L'audience s'est déroulée hier au Conseil constitutionnel. Seul l'avocat de l'entreprise a présenté oralement son argumentaire, complété par celui du représentant  du gouvernement. Les deux ont plaidé pour la conformité à la Constitution de la disposition incriminée. La question est double, souligne Maître Spinosi, l'avocat de l'entreprise. "Cette disposition est-elle contraire au droit au repos et à la protection de la santé ? Cette disposition crée-t-elle une rupture d’égalité lorsque l’employeur est tenu d’adhérer à une caisse de congés payés ?". Il faut en effet rappeler que s'agissant des travailleurs dont les congés payés sont assurés par une caisse de congés payés, le droit à l'indemnité compensatrice de congés payés est maintenu, même en cas de faute lourde.


L’avocat soutient que cette disposition du code du travail est bien constitutionnelle en raison de la nature particulière de la faute lourde, qui se caractérise par l'intention de nuire à l'entreprise, et du "caractère indemnitaire par rapport à l’employeur" de la privation de l'indemnité compensatrice de congés payés. L'avocat souligne également qu’il s’agit de "la seule faute susceptible d’engager la responsabilité civile du salarié", même si elle est "illusoire dans les faits".


En ce qui concerne l’atteinte au droit à la santé des salariés, l’avocat souligne que ce droit n’est pas absolu et que, dans ce cas précis, elle est bien "proportionnée car doublement circonscrite par la jurisprudence".  D’une part, dans ses conditions d’application : "la faute lourde est exceptionnelle et traduit la volonté de nuire, et ce n’est pas un vain mot", insiste M° Spinosi. D’autre part, "la portée de cette exclusion est strictement encadrée : la règle n’a pas à vocation à s’appliquer pendant le préavis et seulement sur la période de l’année en cours".

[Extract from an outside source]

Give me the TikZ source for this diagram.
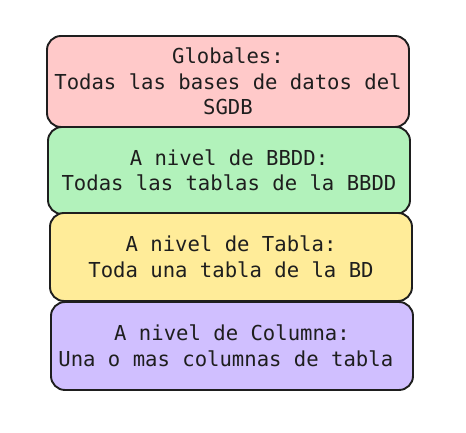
\documentclass[tikz,border=0pt]{standalone}
\usepackage{fontspec}
\setmonofont{DejaVu Sans Mono}

\definecolor{trazo}{HTML}{1E1E1E}
\definecolor{rojo}{HTML}{FFC9C9}
\definecolor{verde}{HTML}{B2F2BB}
\definecolor{amarillo}{HTML}{FFEC99}
\definecolor{lila}{HTML}{D0BFFF}

\tikzset{
  nivel/.style={draw=trazo, text=trazo, line width=1.9pt, rounded corners=14pt,
    inner sep=0pt, minimum width=362pt, align=center,
    font=\ttfamily\fontsize{20.6}{25.5}\selectfont}
}

\begin{document}
\begin{tikzpicture}[x=1pt,y=1pt]
  \useasboundingbox (0,0) rectangle (466,433);

  \node[nivel, fill=rojo, minimum height=91pt] (global) at (228,351.5)
    {Globales:\\Todas las bases de datos del\\SGDB};
  \node[nivel, fill=verde, minimum height=87pt] (bbdd) at (229,262.5)
    {A nivel de BBDD:\\Todas las tablas de la BBDD};
  \node[nivel, fill=amarillo, minimum height=88pt] (tabla) at (231,176)
    {A nivel de Tabla:\\Toda una tabla de la BD};
  \node[nivel, fill=lila, minimum height=88pt] (columna) at (232,87)
    {A nivel de Columna:\\Una o mas columnas de tabla\phantom{a}};
\end{tikzpicture}
\end{document}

Le gouvernement est sur la même ligne de défense. En cas de faute lourde, "l’employeur subit un préjudice particulier ; l’action en responsabilité n’exclut pas de garantir un dédommagement minimum à l’employeur", a ainsi argué le représentant du gouvernement devant les Sages, mettant également en avant "le nombre de cas limité et l’objetif de protection de l’entreprise". Cette disposition "n’épuise pas le droit à réparation des employeurs mais évite que le préjudice ne soit aggravé", insiste-t-il.


La décision sera publiée le 2 mars

La décision du Conseil constitutionnel sera connue le 2 mars prochain. L’avocat de l’entreprise a pris soin de demander au Conseil constitutionnel - dans le cas où il déclarerait la disposition inconstitutionnelle - de moduler dans le temps les effets sous peine de créer "une très grande insécurité juridique pour les contentieux en cours et un effet d’aubaine pour tous les salariés licenciés pour faute lourde" qui pourraient agir en répétition de l’indu.

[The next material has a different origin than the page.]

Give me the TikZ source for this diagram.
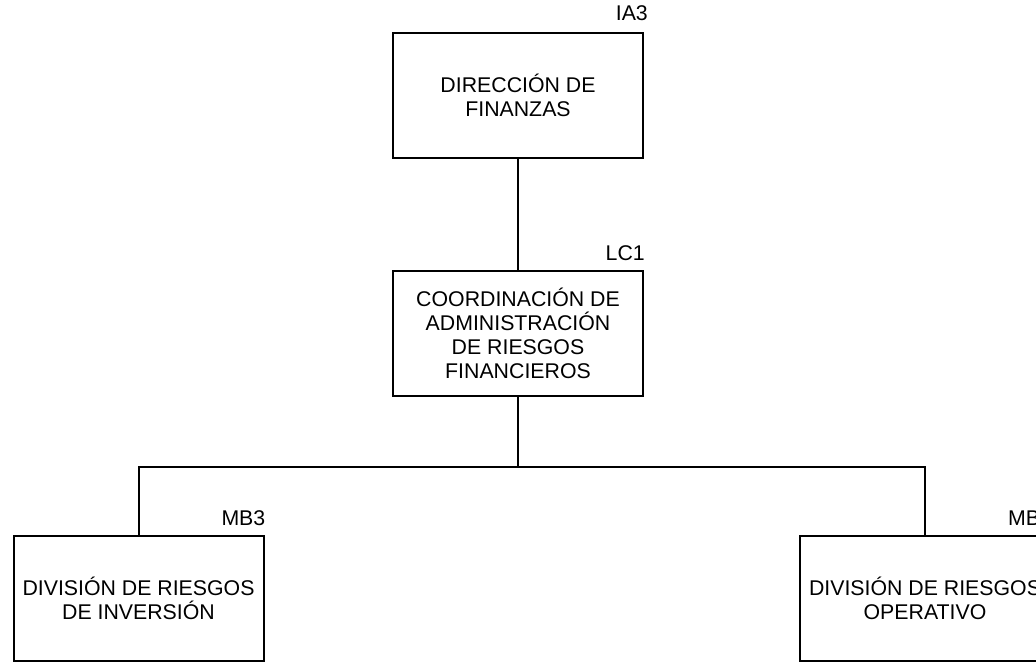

Reste que la décision du Conseil constitutionnel ne clôturera pas le sujet. En effet, comme l’a rappelé l’avocat de l’entreprise devant les Sages, cette disposition du code du travail achoppe sur la directive européenne du 4 novembre 2003 qui garantit 4 semaines de congés payés. Si le Conseil constitutionnel ne procède pas à un contrôle de conventionnalité (et ne peut donc se prononcer sur la conformité à la directive), mais seulement de constitutionnalité, on peut se demander si le gouvernement pourra in fine écarter du débat cette norme européenne. Une proposition de loi déposée cet été, constatant cette contradiction entre le droit français et le droit européen, propose d'ailleurs de supprimer la perte de congés payés en cas de licenciement pour faute lourde. Reste à savoir si des amendements en ce sens seront déposés dans le projet de loi porté par Myriam El Khomri, indépendamment (ou non) de la décision du Conseil constitutionnel.


De son côté, la Cour de cassation pourra toujours, à l'occasion d'un contentieux, pointer le non-respect du droit européen, faute d’avoir obtenu satisfaction devant le Conseil constitutionnel. Déjà, dans son rapport annuel en 2013, elle invitait le gouvernement à procéder à une telle réforme.